I’m not entirely sure I did find the words to "Perfect Circle” really, given that those sites, and the many other lyrics sites, are fan-created and hardly infallible. But listening to it now, it does sound like that Stipe’s singing “Standing too soon, shoulders high in the room.” And that’s fine. There’s nothing wrong with those words. I just hope someday to be able to hear it a little less clearly again.4
1 Not that it’s without ambiguity; listen to it and tell me if the guy is literally a car thief or not.
2 That’s not quite as unusual as it sounds. If you passed through Dayton in the 1990s and played an instrument, chances are you would have joined Guided By Voices for a time, too.
3 A sample, from “Marchers In Orange”: “Protecting what we’ve come to know as ours / for the colors we wear in our dreams / for the flags we fly in our films.”
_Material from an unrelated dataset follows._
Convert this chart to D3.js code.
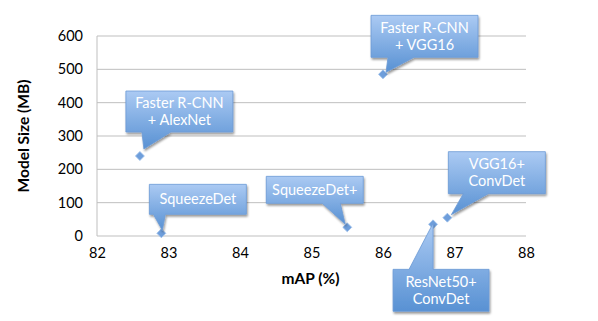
<!DOCTYPE html>
<html>
<head>
<meta charset="utf-8">
<script src="https://cdn.jsdelivr.net/npm/d3@7"></script>
<style>
  body { margin: 0; background: #fff; }
  text { font-family: Lato, "Open Sans", sans-serif; }
</style>
</head>
<body>
<script>
// data
const models = ["Faster R-CNN\n+ AlexNet", "SqueezeDet", "SqueezeDet+", "Faster R-CNN\n+ VGG16", "ResNet50+\nConvDet", "VGG16+\nConvDet"];
const mAP = [82.6, 82.9, 85.5, 86.0, 86.7, 86.9];
const sizeMB = [240, 8, 26, 485, 35, 55];
const xTicks = [82, 83, 84, 85, 86, 87, 88];
const yTicks = [0, 100, 200, 300, 400, 500, 600];

// callout layout, pixels relative to the point: box [dx, dy, w, h], tail base [x0, x1] from box left, tip offset
const callouts = [
  { box: [-14, -65, 107, 41], base: [16, 45], tip: [4, -7] },
  { box: [-12, -49, 97, 30], base: [4, 16], tip: [1, -3] },
  { box: [-81, -51, 97, 27], base: [56, 74], tip: [-2, -3] },
  { box: [-12, -59, 107, 42], base: [17, 43], tip: [3, -2] },
  { box: [-40, 45, 96, 42], base: [16, 40], tip: [0, -1] },
  { box: [1, -66, 97, 42], base: [15, 40], tip: [4, -3] }
];

const W = 598, H = 321;
const margin = { top: 36, right: 72, bottom: 85, left: 97 };

const svg = d3.select("body").append("svg")
  .attr("width", W).attr("height", H);

const defs = svg.append("defs");
const grad = defs.append("linearGradient").attr("id", "boxGrad")
  .attr("x1", 0).attr("y1", 0).attr("x2", 0).attr("y2", 1);
grad.append("stop").attr("offset", "0%").attr("stop-color", "#abcaf3");
grad.append("stop").attr("offset", "100%").attr("stop-color", "#5891d3");
defs.append("filter").attr("id", "shadow")
  .attr("x", "-20%").attr("y", "-20%").attr("width", "140%").attr("height", "150%")
  .append("feDropShadow")
  .attr("dx", 1).attr("dy", 2).attr("stdDeviation", 1.3)
  .attr("flood-color", "#000").attr("flood-opacity", 0.4);

const x = d3.scaleLinear().domain([82, 88]).range([margin.left, W - margin.right]);
const y = d3.scaleLinear().domain([0, 600]).range([H - margin.bottom, margin.top]);

// gridlines
svg.append("g")
  .selectAll("line")
  .data(yTicks)
  .join("line")
    .attr("x1", x(82)).attr("x2", x(88))
    .attr("y1", d => y(d)).attr("y2", d => y(d))
    .attr("stroke", "#bfbfbf").attr("stroke-width", 1);

// y axis line
svg.append("line")
  .attr("x1", x(82)).attr("x2", x(82))
  .attr("y1", y(0)).attr("y2", y(600))
  .attr("stroke", "#bfbfbf");

const yAxis = svg.append("g")
  .attr("transform", `translate(${x(82)},0)`)
  .call(d3.axisLeft(y).tickValues(yTicks).tickSize(0).tickPadding(14));
yAxis.select(".domain").remove();
yAxis.selectAll("text").attr("font-size", 14.5).attr("fill", "#000")
  .style("font-family", "Lato, sans-serif");

const xAxis = svg.append("g")
  .attr("transform", `translate(0,${y(0)})`)
  .call(d3.axisBottom(x).tickValues(xTicks).tickFormat(d3.format("d")).tickSize(0).tickPadding(12));
xAxis.select(".domain").remove();
xAxis.selectAll("text").attr("font-size", 14.5).attr("fill", "#000")
  .style("font-family", "Lato, sans-serif");

svg.append("text")
  .attr("x", (x(82) + x(88)) / 2 - 1).attr("y", 284)
  .attr("text-anchor", "middle")
  .attr("font-size", 15.5).attr("font-weight", "bold")
  .text("mAP (%)");

svg.append("text")
  .attr("transform", `translate(29,${(y(0) + y(600)) / 2}) rotate(-90)`)
  .attr("text-anchor", "middle")
  .attr("font-size", 15.5).attr("font-weight", "bold")
  .text("Model Size (MB)");

// points
svg.append("g")
  .selectAll("path")
  .data(mAP)
  .join("path")
    .attr("d", d3.symbol(d3.symbolSquare, 40))
    .attr("transform", (d, i) => `translate(${x(d)},${y(sizeMB[i])}) rotate(45)`)
    .attr("fill", "#6e9edb")
    .attr("stroke", "#9dbfea").attr("stroke-width", 0.8);

// callouts
function calloutPath(px, py, c) {
  const [dx, dy, w, h] = c.box;
  const l = px + dx, t = py + dy, r = l + w, b = t + h;
  const tx = px + c.tip[0], ty = py + c.tip[1];
  const p = d3.path();
  if (ty > b) {
    p.moveTo(l, t); p.lineTo(r, t); p.lineTo(r, b);
    p.lineTo(l + c.base[1], b); p.lineTo(tx, ty); p.lineTo(l + c.base[0], b);
    p.lineTo(l, b); p.closePath();
  } else {
    p.moveTo(l, t);
    p.lineTo(l + c.base[0], t); p.lineTo(tx, ty); p.lineTo(l + c.base[1], t);
    p.lineTo(r, t); p.lineTo(r, b); p.lineTo(l, b); p.closePath();
  }
  return p.toString();
}

const labels = svg.append("g")
  .selectAll("g")
  .data(models)
  .join("g");

labels.append("path")
  .attr("d", (d, i) => calloutPath(x(mAP[i]), y(sizeMB[i]), callouts[i]))
  .attr("fill", "url(#boxGrad)")
  .attr("stroke", "#6c9bd6").attr("stroke-width", 0.8)
  .attr("filter", "url(#shadow)");

labels.each(function(d, i) {
  const c = callouts[i];
  const cx = x(mAP[i]) + c.box[0] + c.box[2] / 2;
  const cy = y(sizeMB[i]) + c.box[1] + c.box[3] / 2;
  const lines = d.split("\n");
  const lh = 17.5;
  const t = d3.select(this).append("text")
    .attr("text-anchor", "middle")
    .attr("font-size", 14.5).attr("fill", "#fff");
  lines.forEach((s, k) => {
    t.append("tspan")
      .attr("x", cx)
      .attr("y", cy + (k - (lines.length - 1) / 2) * lh + 5)
      .text(s);
  });
});
</script>
</body>
</html>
4 A final thought on the perils of obsessing over lyrics: Sometimes you can never hear a song the same way again. I will not spoil a song for you that was once spoiled for me, but let me say this: If you take one of a great Canadian songwriter’s most famous songs and simply capitalize two words, what once sounded profound will forever sound quite silly, if only for a second or two.